What triggers the mental transition from stage 1 to stage 2?

i.e. from making no over-regularisation errors to making some.

Simplest theory - this is the point at which the child has learned the relevant rule.

Evidence shows that stage 1 children often use the base form of a verb for both the present and past tense

e.g. "Yesterday we walk"
the transition from using the stem to using the regular past tense form (i.e. "Yesterday we walked") coincides with the start of over-irregularisation.

Also, the data suggests that, during the transition to stage 2, it is not necessarily the case that over-regularisations (e.g. "singed") are driving out correct forms (i.e "sang")

rather errors of commission (e.g. "Yesterday we singed") are, as often as not, driving out errors of omission (i.e. "Yesterday we sing").
so focusing on the rate of over-regularisations by itself may actually be misleading (rather than say the combined rate of errors of omission and commission).

Finally, evidence from language development in identical and fraternal twins suggests that the timing of the transition from stage 1 to stage 2 is simply a matter of chance

when one twin starts to over-regularise, an identical twin is no more likely to follow suit than a fraternal twin.

16. Pattern association memory

Maybe a rule is not necessary to explain over-regularisations in children's acquisition of inflectional morphology

maybe they simply analogise from verbs they already know
e.g. from correct forms like "folded", "molded", "scolded" to over-regularisations like "holded".

This is the basis of Rumelhart and MacLelland's pattern association memory model which we discussed last week

the network learned hundreds of regular and irregular past tense verb forms, using a simple two-layer perceptron network
it seemed to follow the U-shaped curve during training.

How did R&M get their neural network to learn in such an authentically child-like manner?

17. Discontinuous training

R&M made use of a couple of empirical observations:

children learn common verbs first, and rarer verbs later
i.e. they tend to learn irregular verbs before regular ones
children's vocabulary grows very quickly all of a sudden, a few months after they start learning words, i.e. at some point they get a huge spurt of regular verbs.

With this in mind, R&M trained their network in a slightly extreme way:

they first trained it on just 10 verbs, all at once, 8 of which were irregular
they then trained it on a further 410 verbs, again all at once, 80% of which were regular.

Since pattern association memories are highly sensitive to changes in the statistics of their input, it is not surprising that errors rates increase dramatically at the start of the second training phase, before recovering gradually.

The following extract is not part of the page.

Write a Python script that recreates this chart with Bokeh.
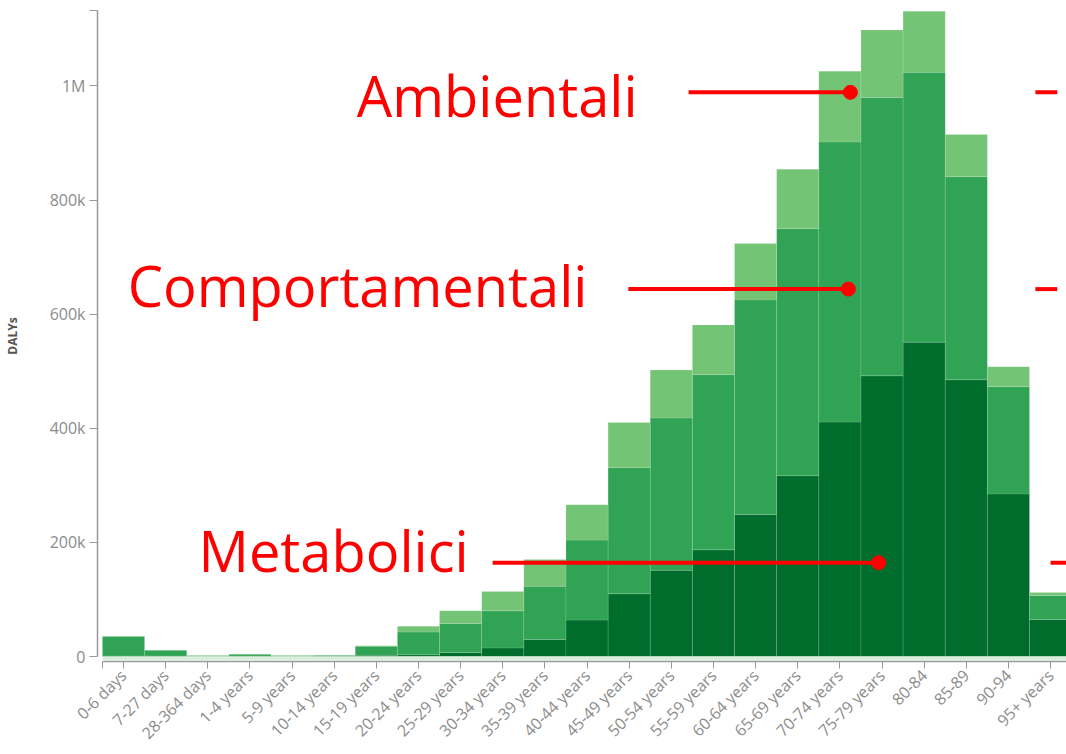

18. Vocabulary expansion as trigger

There is one key question that we need to pose in order to evaluate the R&M approach to learning:

Do children begin to over-generalise in response to a sudden influx of regular verbs?

Data from spontaneous conversations involving children shows no evidence for this:

a child's vocabulary appears to spurt about a year too soon to account for the onset of over-regularisation
i.e. mid-to-late ones versus mid-to-late twos
when children start to make over-regularisation errors, new regular verbs are actually coming in more slowly than they were previously.

R&M's training regime is extremely fragile

it requires a very particular combination of input factors to mimic the child-like learning curve.

In reality, language learning is a fairly robust process

children exhibit very similar learning curves, even with vastly different patterns of data to learn from
for example, children appear to learn English plural inflection in a very similar way to past tense inflection, despite the relative proportions of irregular to regular forms being vastly different in the two cases.